Modelling and potential of hybrid micro-scaling multi-junction solar cell and thermoelectric generator

Abstract

Concentrator photovoltaic (CPV) systems replace semiconductor material by cost-efficient optical elements. This technology has doubled the efficiencies of conventional non-concentrating PV systems. However, the cost of CPV still needs to be lowered to be competitive. In these systems, approximately 60 % of the incident energy is dissipated as heat. One way to further enhance CPV systems is taking advantage of the dissipated heat energy as a source for an extra generation of electricity using a thermoelectric generator (TEG). The feasibility of hybrid CPV-TEG modules for enhancing the efficiency and lowering the cost has been discussed in recent work, with special emphasis on actively cooled designs.
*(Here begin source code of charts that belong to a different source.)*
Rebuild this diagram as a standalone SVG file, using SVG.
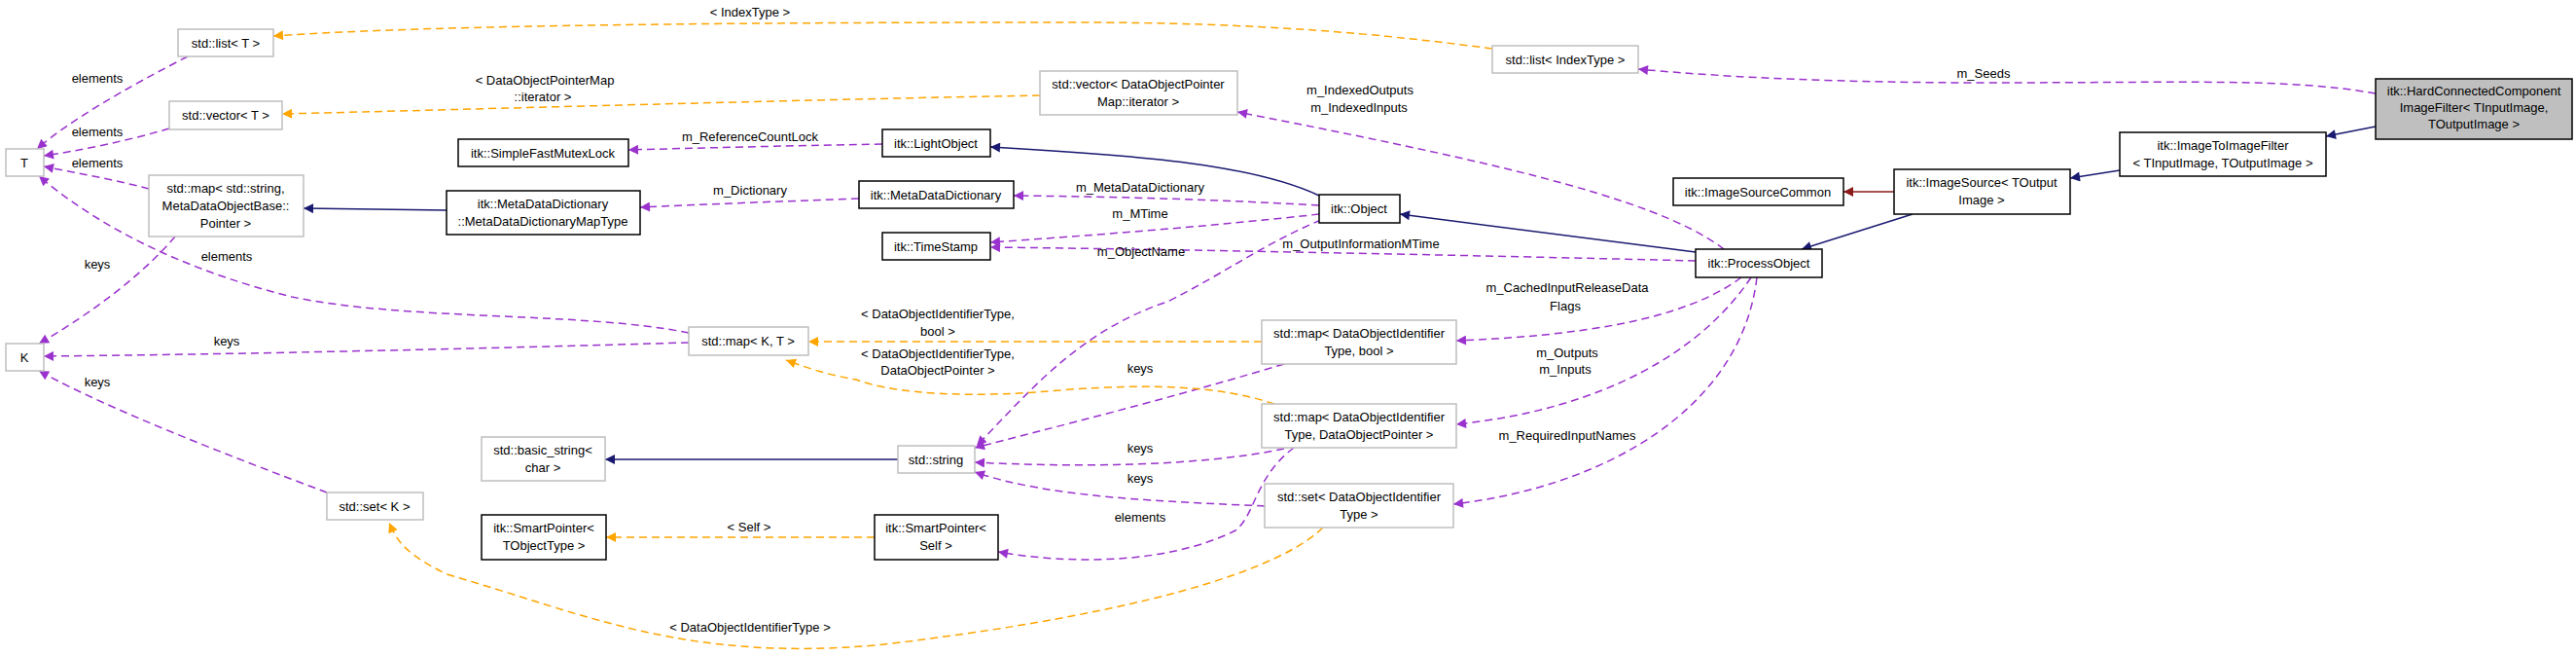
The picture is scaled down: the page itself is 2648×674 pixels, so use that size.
<svg xmlns="http://www.w3.org/2000/svg" width="2648" height="674" viewBox="0 0 2648 674">
<style>
text{font-family:"Liberation Sans",Arial,sans-serif;font-size:13px;fill:#000;text-anchor:middle}
.n{fill:#fff;stroke:#000;stroke-width:1.5}
.g{fill:#fff;stroke:#bfbfbf;stroke-width:1.5}
.h{fill:#bfbfbf;stroke:#000;stroke-width:1.5}
.e{fill:none;stroke-width:1.5}
.nv{stroke:#191970}
.rd{stroke:#8b1a1a}
.pu{stroke:#9a32cd;stroke-dasharray:8,5}
.or{stroke:#ffa500;stroke-dasharray:8,5}
</style>
<defs>
<marker id="anv" viewBox="0 0 10 10" refX="10" refY="5" markerWidth="14" markerHeight="10" markerUnits="userSpaceOnUse" orient="auto"><path d="M0,0L10,5L0,10z" fill="#191970"/></marker>
<marker id="ard" viewBox="0 0 10 10" refX="10" refY="5" markerWidth="14" markerHeight="10" markerUnits="userSpaceOnUse" orient="auto"><path d="M0,0L10,5L0,10z" fill="#8b1a1a"/></marker>
<marker id="apu" viewBox="0 0 10 10" refX="10" refY="5" markerWidth="14" markerHeight="10" markerUnits="userSpaceOnUse" orient="auto"><path d="M0,0L10,5L0,10z" fill="#9a32cd"/></marker>
<marker id="aor" viewBox="0 0 10 10" refX="10" refY="5" markerWidth="14" markerHeight="10" markerUnits="userSpaceOnUse" orient="auto"><path d="M0,0L10,5L0,10z" fill="#ffa500"/></marker>
</defs>
<rect width="2648" height="674" fill="#fff"/>
<g id="edges">
<path class="e nv" marker-end="url(#anv)" d="M2442,130L2391,140"/>
<path class="e nv" marker-end="url(#anv)" d="M2179,175L2128,183"/>
<path class="e rd" marker-end="url(#ard)" d="M1947,197L1895,197"/>
<path class="e nv" marker-end="url(#anv)" d="M1966,220L1852,256"/>
<path class="e nv" marker-end="url(#anv)" d="M1743,259L1439,220"/>
<path class="e nv" marker-end="url(#anv)" d="M1356,201C1290,170 1180,160 1018,151"/>
<path class="e nv" marker-end="url(#anv)" d="M459,216L312,214"/>
<path class="e nv" marker-end="url(#anv)" d="M923,472L622,472"/>
<path class="e pu" marker-end="url(#apu)" d="M2442,96C2350,80 2250,85 2040,85C1900,85 1780,80 1684,71"/>
<path class="e pu" marker-end="url(#apu)" d="M1356,211C1250,205 1150,202 1042,201"/>
<path class="e pu" marker-end="url(#apu)" d="M1356,220C1250,232 1120,242 1018,249"/>
<path class="e pu" marker-end="url(#apu)" d="M1743,268C1500,262 1200,256 1018,254"/>
<path class="e pu" marker-end="url(#apu)" d="M1358,226C1300,250 1260,280 1200,310C1110,340 1060,400 1004,458"/>
<path class="e pu" marker-end="url(#apu)" d="M1772,256C1700,200 1500,160 1272,115"/>
<path class="e pu" marker-end="url(#apu)" d="M1790,285C1730,330 1620,345 1497,350"/>
<path class="e pu" marker-end="url(#apu)" d="M1800,285C1750,360 1650,420 1497,436"/>
<path class="e pu" marker-end="url(#apu)" d="M1806,285C1790,420 1650,500 1494,518"/>
<path class="e pu" marker-end="url(#apu)" d="M907,148C800,150 720,152 646,154"/>
<path class="e pu" marker-end="url(#apu)" d="M883,204C800,207 720,210 658,213"/>
<path class="e pu" marker-end="url(#apu)" d="M193,58C130,90 70,125 38,153"/>
<path class="e pu" marker-end="url(#apu)" d="M174,132C130,145 80,155 45,160"/>
<path class="e pu" marker-end="url(#apu)" d="M153,194C120,185 80,178 45,171"/>
<path class="e pu" marker-end="url(#apu)" d="M708,342C600,320 420,330 300,305C200,280 110,240 40,181"/>
<path class="e pu" marker-end="url(#apu)" d="M180,243C140,290 80,330 40,353"/>
<path class="e pu" marker-end="url(#apu)" d="M708,352C500,358 250,364 45,366"/>
<path class="e pu" marker-end="url(#apu)" d="M336,506C240,470 110,420 40,381"/>
<path class="e pu" marker-end="url(#apu)" d="M1320,374C1200,410 1080,440 1002,460"/>
<path class="e pu" marker-end="url(#apu)" d="M1320,461C1230,480 1100,480 1002,475"/>
<path class="e pu" marker-end="url(#apu)" d="M1300,520C1200,515 1080,512 1002,485"/>
<path class="e pu" marker-end="url(#apu)" d="M1330,460C1290,490 1290,530 1270,545C1200,580 1100,580 1026,567"/>
<path class="e or" marker-end="url(#aor)" d="M1534,50C1420,35 1300,23 1100,23C800,23 450,25 281,37"/>
<path class="e or" marker-end="url(#aor)" d="M1069,98C800,103 500,112 290,117"/>
<path class="e or" marker-end="url(#aor)" d="M1297,351L831,351"/>
<path class="e or" marker-end="url(#aor)" d="M1310,415C1250,395 1180,395 1100,400C1000,410 920,405 880,390C850,385 830,378 808,370"/>
<path class="e or" marker-end="url(#aor)" d="M899,552L623,552"/>
<path class="e or" marker-end="url(#aor)" d="M1360,542C1300,600 1100,640 900,663C700,680 600,630 459,590C420,570 410,560 400,537"/>
</g>
<g id="edge-labels">
<text x="771" y="17">&lt; IndexType &gt;</text>
<text x="2039" y="80">m_Seeds</text>
<text x="560" y="87">&lt; DataObjectPointerMap</text>
<text x="558" y="104">::iterator &gt;</text>
<text x="1398" y="97">m_IndexedOutputs</text>
<text x="1397" y="115">m_IndexedInputs</text>
<text x="771" y="145">m_ReferenceCountLock</text>
<text x="771" y="200">m_Dictionary</text>
<text x="1172" y="197">m_MetaDataDictionary</text>
<text x="1172" y="224">m_MTime</text>
<text x="1399" y="255">m_OutputInformationMTime</text>
<text x="1173" y="263">m_ObjectName</text>
<text x="1611" y="300">m_CachedInputReleaseData</text>
<text x="1609" y="319">Flags</text>
<text x="964" y="327">&lt; DataObjectIdentifierType,</text>
<text x="964" y="345">bool &gt;</text>
<text x="964" y="368">&lt; DataObjectIdentifierType,</text>
<text x="964" y="385">DataObjectPointer &gt;</text>
<text x="1611" y="367">m_Outputs</text>
<text x="1609" y="384">m_Inputs</text>
<text x="1611" y="452">m_RequiredInputNames</text>
<text x="1172" y="383">keys</text>
<text x="1172" y="465">keys</text>
<text x="1172" y="496">keys</text>
<text x="1172" y="536">elements</text>
<text x="100" y="85">elements</text>
<text x="100" y="140">elements</text>
<text x="100" y="172">elements</text>
<text x="233" y="268">elements</text>
<text x="100" y="276">keys</text>
<text x="233" y="355">keys</text>
<text x="100" y="397">keys</text>
<text x="770" y="546">&lt; Self &gt;</text>
<text x="771" y="649">&lt; DataObjectIdentifierType &gt;</text>
</g>
<g id="hardconnected"><rect class="h" x="2442" y="81" width="202" height="62"/><text x="2543" y="98">itk::HardConnectedComponent</text><text x="2543" y="115">ImageFilter&lt; TInputImage,</text><text x="2543" y="132">TOutputImage &gt;</text></g>
<g id="imagetoimage"><rect class="n" x="2179" y="136" width="212" height="45"/><text x="2285" y="154">itk::ImageToImageFilter</text><text x="2285" y="172">&lt; TInputImage, TOutputImage &gt;</text></g>
<g id="imagesource"><rect class="n" x="1947" y="174" width="181" height="46"/><text x="2037" y="192">itk::ImageSource&lt; TOutput</text><text x="2037" y="210">Image &gt;</text></g>
<g id="imagesourcecommon"><rect class="n" x="1720" y="183" width="175" height="28"/><text x="1807" y="202">itk::ImageSourceCommon</text></g>
<g id="processobject"><rect class="n" x="1743" y="256" width="130" height="29"/><text x="1808" y="275">itk::ProcessObject</text></g>
<g id="object"><rect class="n" x="1356" y="200" width="83" height="29"/><text x="1397" y="219">itk::Object</text></g>
<g id="lightobject"><rect class="n" x="907" y="133" width="111" height="28"/><text x="962" y="152">itk::LightObject</text></g>
<g id="metadatadictionary"><rect class="n" x="883" y="186" width="159" height="28"/><text x="962" y="205">itk::MetaDataDictionary</text></g>
<g id="timestamp"><rect class="n" x="907" y="239" width="111" height="28"/><text x="962" y="258">itk::TimeStamp</text></g>
<g id="listindextype"><rect class="g" x="1534" y="47" width="150" height="28"/><text x="1609" y="66">std::list&lt; IndexType &gt;</text></g>
<g id="vectordop"><rect class="g" x="1069" y="73" width="203" height="45"/><text x="1170" y="91">std::vector&lt; DataObjectPointer</text><text x="1170" y="109">Map::iterator &gt;</text></g>
<g id="mapbool"><rect class="g" x="1297" y="329" width="200" height="45"/><text x="1397" y="347">std::map&lt; DataObjectIdentifier</text><text x="1397" y="365">Type, bool &gt;</text></g>
<g id="mapdop"><rect class="g" x="1297" y="415" width="200" height="45"/><text x="1397" y="433">std::map&lt; DataObjectIdentifier</text><text x="1397" y="451">Type, DataObjectPointer &gt;</text></g>
<g id="setdoit"><rect class="g" x="1300" y="497" width="194" height="45"/><text x="1397" y="515">std::set&lt; DataObjectIdentifier</text><text x="1397" y="533">Type &gt;</text></g>
<g id="stdstring"><rect class="g" x="923" y="458" width="79" height="28"/><text x="962" y="477">std::string</text></g>
<g id="smartpointerself"><rect class="n" x="899" y="529" width="127" height="46"/><text x="962" y="547">itk::SmartPointer&lt;</text><text x="962" y="565">Self &gt;</text></g>
<g id="smartpointertobj"><rect class="n" x="495" y="529" width="128" height="46"/><text x="559" y="547">itk::SmartPointer&lt;</text><text x="559" y="565">TObjectType &gt;</text></g>
<g id="basicstring"><rect class="g" x="495" y="449" width="127" height="45"/><text x="558" y="467">std::basic_string&lt;</text><text x="558" y="485">char &gt;</text></g>
<g id="mutexlock"><rect class="n" x="471" y="143" width="175" height="28"/><text x="558" y="162">itk::SimpleFastMutexLock</text></g>
<g id="mdmaptype"><rect class="n" x="459" y="196" width="199" height="45"/><text x="558" y="214">itk::MetaDataDictionary</text><text x="558" y="232">::MetaDataDictionaryMapType</text></g>
<g id="mapkt"><rect class="g" x="708" y="336" width="123" height="29"/><text x="769" y="355">std::map&lt; K, T &gt;</text></g>
<g id="mapstring"><rect class="g" x="153" y="180" width="159" height="63"/><text x="232" y="198">std::map&lt; std::string,</text><text x="232" y="216">MetaDataObjectBase::</text><text x="232" y="234">Pointer &gt;</text></g>
<g id="listt"><rect class="g" x="183" y="30" width="98" height="28"/><text x="232" y="49">std::list&lt; T &gt;</text></g>
<g id="vectort"><rect class="g" x="174" y="104" width="116" height="29"/><text x="232" y="123">std::vector&lt; T &gt;</text></g>
<g id="setk"><rect class="g" x="336" y="506" width="99" height="28"/><text x="385" y="525">std::set&lt; K &gt;</text></g>
<g id="t"><rect class="g" x="6" y="153" width="39" height="28"/><text x="25" y="172">T</text></g>
<g id="k"><rect class="g" x="6" y="353" width="39" height="28"/><text x="25" y="372">K</text></g>
</svg>
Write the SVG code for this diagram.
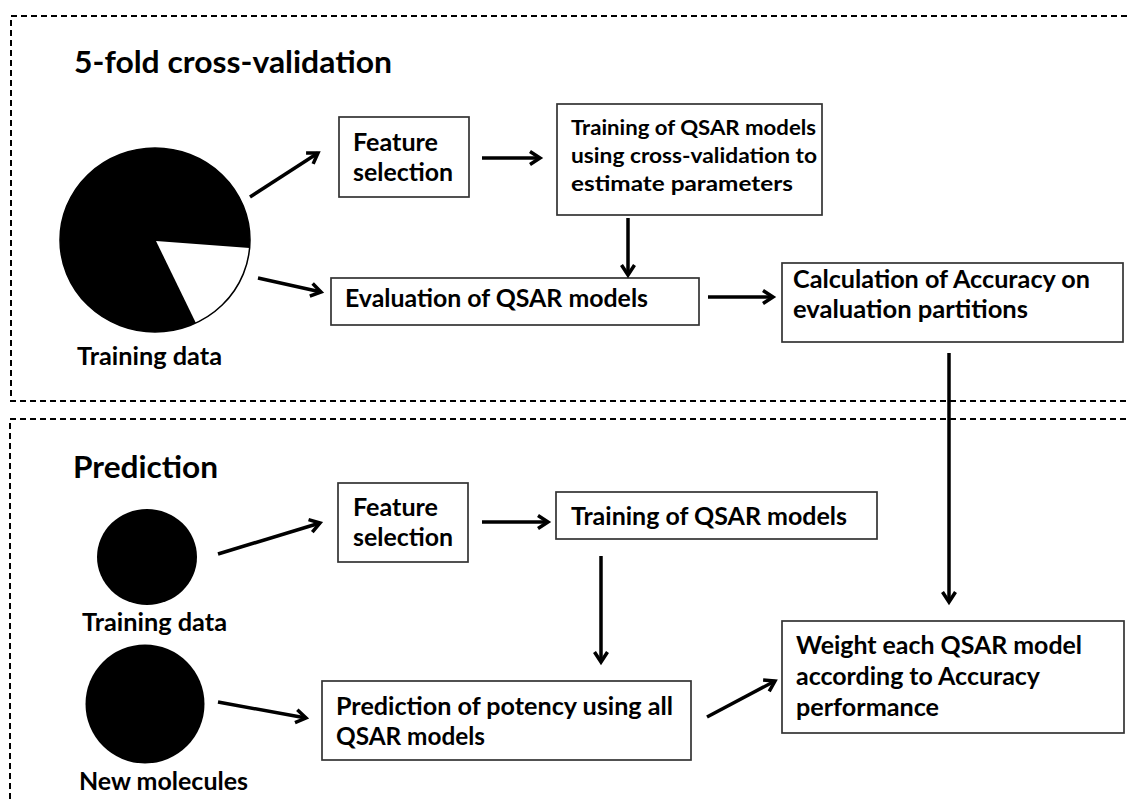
<svg xmlns="http://www.w3.org/2000/svg" width="1128" height="800" viewBox="0 0 1128 800">
<style>
.bg{fill:#ffffff}
.panel{fill:none;stroke:#000;stroke-width:1.3;stroke-dasharray:6 4;shape-rendering:crispEdges}
.box{fill:#ffffff;stroke:#333333;stroke-width:1.7}
.t{font-family:Lato,"Liberation Sans",sans-serif;font-weight:bold;fill:#000}
.title{font-size:30.5px}
.lbl{font-size:24px}
.bt{font-size:24.5px}
.bs{font-size:21.5px}
.conn{stroke:#000;stroke-width:3.5;fill:none;marker-end:url(#ah)}
</style>
<defs>
<marker id="ah" markerUnits="userSpaceOnUse" markerWidth="18" markerHeight="18" refX="12" refY="8" orient="auto" overflow="visible">
<path d="M2,1.5 L12,8 L2,14.5" fill="none" stroke="#000" stroke-width="3.5" stroke-linejoin="miter"/>
</marker>
</defs>
<rect class="bg" x="0" y="0" width="1128" height="800"/>
<rect class="panel" x="11" y="16" width="1200" height="385"/>
<rect class="panel" x="10" y="419" width="1200" height="500"/>
<text class="t title" x="74" y="73" textLength="318" lengthAdjust="spacingAndGlyphs">5-fold cross-validation</text>
<text class="t title" x="73" y="478" textLength="145" lengthAdjust="spacingAndGlyphs">Prediction</text>
<g id="pie-training">
<ellipse cx="155" cy="240" rx="95" ry="92" fill="#000"/>
<path d="M156,241 L249.6,248 A95,92 0 0,1 195.9,323 Z" fill="#fff"/>
<ellipse cx="155" cy="240" rx="95" ry="92" fill="none" stroke="#000" stroke-width="1.5"/>
<text class="t lbl" x="77" y="365" textLength="145" lengthAdjust="spacingAndGlyphs">Training data</text>
</g>
<g id="feature-top">
<rect class="box" x="339" y="117" width="130" height="80"/>
<text class="t bt" x="353" y="151" textLength="85" lengthAdjust="spacingAndGlyphs">Feature</text>
<text class="t bt" x="353" y="181" textLength="100" lengthAdjust="spacingAndGlyphs">selection</text>
</g>
<g id="training-cv">
<rect class="box" x="557" y="104" width="265" height="111"/>
<text class="t bs" x="571" y="135" textLength="245" lengthAdjust="spacingAndGlyphs">Training of QSAR models</text>
<text class="t bs" x="571" y="163" textLength="246" lengthAdjust="spacingAndGlyphs">using cross-validation to</text>
<text class="t bs" x="571" y="191" textLength="222" lengthAdjust="spacingAndGlyphs">estimate parameters</text>
</g>
<g id="evaluation">
<rect class="box" x="331" y="278" width="368" height="47"/>
<text class="t bt" x="345" y="307" textLength="303" lengthAdjust="spacingAndGlyphs">Evaluation of QSAR models</text>
</g>
<g id="calculation">
<rect class="box" x="782" y="263" width="341" height="79"/>
<text class="t bt" x="793" y="288" textLength="297" lengthAdjust="spacingAndGlyphs">Calculation of Accuracy on</text>
<text class="t bt" x="793" y="318" textLength="235" lengthAdjust="spacingAndGlyphs">evaluation partitions</text>
</g>
<g id="training-circle">
<ellipse cx="147" cy="557" rx="50" ry="48" fill="#000"/>
<text class="t lbl" x="82" y="631" textLength="145" lengthAdjust="spacingAndGlyphs">Training data</text>
</g>
<g id="new-molecules">
<ellipse cx="145" cy="704" rx="59.5" ry="59.5" fill="#000"/>
<text class="t lbl" x="79" y="790" textLength="169" lengthAdjust="spacingAndGlyphs">New molecules</text>
</g>
<g id="feature-bottom">
<rect class="box" x="338" y="483" width="130" height="79"/>
<text class="t bt" x="353" y="516" textLength="85" lengthAdjust="spacingAndGlyphs">Feature</text>
<text class="t bt" x="353" y="546" textLength="100" lengthAdjust="spacingAndGlyphs">selection</text>
</g>
<g id="training-final">
<rect class="box" x="556" y="492" width="321" height="47"/>
<text class="t bt" x="571" y="525" textLength="276" lengthAdjust="spacingAndGlyphs">Training of QSAR models</text>
</g>
<g id="prediction">
<rect class="box" x="322" y="681" width="369" height="79"/>
<text class="t bt" x="336" y="715" textLength="337" lengthAdjust="spacingAndGlyphs">Prediction of potency using all</text>
<text class="t bt" x="336" y="745" textLength="149" lengthAdjust="spacingAndGlyphs">QSAR models</text>
</g>
<g id="weight">
<rect class="box" x="782" y="621" width="342" height="112"/>
<text class="t bt" x="796" y="654" textLength="286" lengthAdjust="spacingAndGlyphs">Weight each QSAR model</text>
<text class="t bt" x="796" y="685" textLength="244" lengthAdjust="spacingAndGlyphs">according to Accuracy</text>
<text class="t bt" x="796" y="716" textLength="143" lengthAdjust="spacingAndGlyphs">performance</text>
</g>
<g id="connectors">
<line class="conn" x1="250" y1="197" x2="318" y2="153"/>
<line class="conn" x1="258" y1="278" x2="321" y2="292"/>
<line class="conn" x1="482" y1="158" x2="540" y2="158"/>
<line class="conn" x1="628" y1="218" x2="628" y2="275"/>
<line class="conn" x1="708" y1="297" x2="773" y2="297"/>
<line class="conn" x1="949" y1="353" x2="949" y2="602"/>
<line class="conn" x1="218" y1="554" x2="320" y2="523"/>
<line class="conn" x1="218" y1="702" x2="306" y2="718"/>
<line class="conn" x1="482" y1="522" x2="548" y2="522"/>
<line class="conn" x1="601" y1="556" x2="601" y2="662"/>
<line class="conn" x1="707" y1="717" x2="775" y2="681"/>
</g>
</svg>
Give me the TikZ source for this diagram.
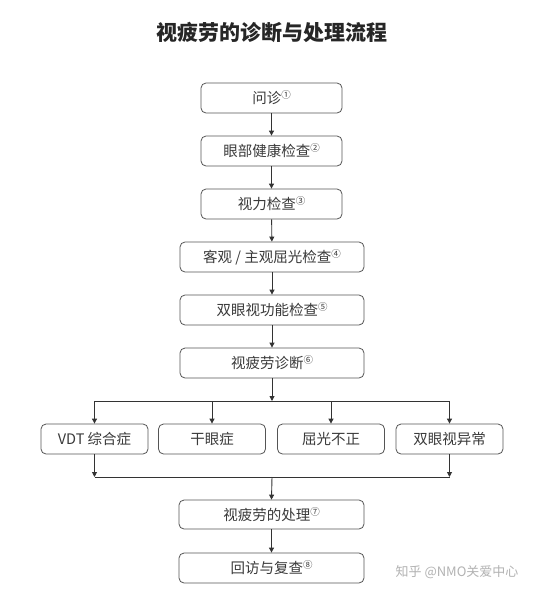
\documentclass[tikz,border=0pt]{standalone}
\usepackage{fontspec}
\setmainfont{Noto Sans CJK SC}
\usetikzlibrary{arrows.meta}
\definecolor{txt}{HTML}{3A3A3A}
\definecolor{edge}{HTML}{555555}
\definecolor{ln}{HTML}{333333}
\newcommand{\sn}[1]{{\fontsize{9.5}{9.5}\selectfont\raisebox{5pt}{#1}}}
\tikzset{
  box/.style={draw=edge, line width=0.8pt, rounded corners=5pt, fill=white,
    minimum height=30pt, inner sep=0pt, text=txt, font=\fontsize{14.5}{16}\selectfont},
  conn/.style={draw=ln, line width=0.9pt},
  arr/.style={conn, -{Triangle[length=5pt,width=5pt]}}
}
\begin{document}
\begin{tikzpicture}[x=1pt,y=-1pt]
\useasboundingbox[fill=white] (0,0) rectangle (546,595);
\node[text=black!85, font=\fontsize{21}{24}\selectfont\bfseries] (title) at (272,32) {视疲劳的诊断与处理流程};
\node[box, minimum width=141pt] (b1) at (271.5,98) {问诊\sn{①}};
\node[box, minimum width=141pt] (b2) at (271.5,151) {眼部健康检查\sn{②}};
\node[box, minimum width=141pt] (b3) at (271.5,204) {视力检查\sn{③}};
\node[box, minimum width=184pt] (b4) at (272,257) {客观 / 主观屈光检查\sn{④}};
\node[box, minimum width=184pt] (b5) at (272,310) {双眼视功能检查\sn{⑤}};
\node[box, minimum width=184pt] (b6) at (272,363) {视疲劳诊断\sn{⑥}};
\node[box, minimum width=107pt] (dA) at (94.5,439) {VDT 综合症};
\node[box, minimum width=107pt] (dB) at (212,439) {干眼症};
\node[box, minimum width=107pt] (dC) at (331,439) {屈光不正};
\node[box, minimum width=107pt] (dD) at (449.5,439) {双眼视异常};
\node[box, minimum width=185pt, minimum height=29pt] (b7) at (271.5,514.5) {视疲劳的处理\sn{⑦}};
\node[box, minimum width=185pt] (b8) at (271.5,568) {回访与复查\sn{⑧}};
\node[text=black!30, font=\fontsize{13}{15}\selectfont] (wm) at (457,572) {知乎 @NMO关爱中心};
\coordinate (j1) at (272,401);
\coordinate (j2) at (272,477);
\draw[arr] (b1) -- (b2);
\draw[arr] (b2) -- (b3);
\draw[arr] (b3) -- (b4);
\draw[arr] (b4) -- (b5);
\draw[arr] (b5) -- (b6);
\draw[arr] (b6.south) -- (j1);
\draw[conn] (dA.north |- j1) -- (dD.north |- j1);
\foreach \n in {dA,dB,dC,dD}{\draw[arr] (\n.north |- j1) -- (\n.north);}
\draw[arr] (dA.south) -- (dA.south |- j2);
\draw[arr] (dD.south) -- (dD.south |- j2);
\draw[conn] (dA.south |- j2) -- (dD.south |- j2);
\draw[arr] (j2) -- (b7.north);
\draw[arr] (b7) -- (b8);
\end{tikzpicture}
\end{document}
On the other hand, the micro-scaling of the technology could allow simple and reliable passive cooling mechanisms to be used. In this work, a numerical analysis of three-dimensional micro hybrid CPV-TEG receiver at ultra-high concentration ratios is presented. The procedure solves both the thermal and electrical effects for estimation of the power generated and the efficiency of the system. The results of performance are compared with a CPV-only receiver composed with equal solar cell properties working at similar conditions. Results show that micro CPV-TEG systems can reach an efficiency of 33.6 % versus the 31.6 % achievable with a CPV-only system, working under 4,000 suns.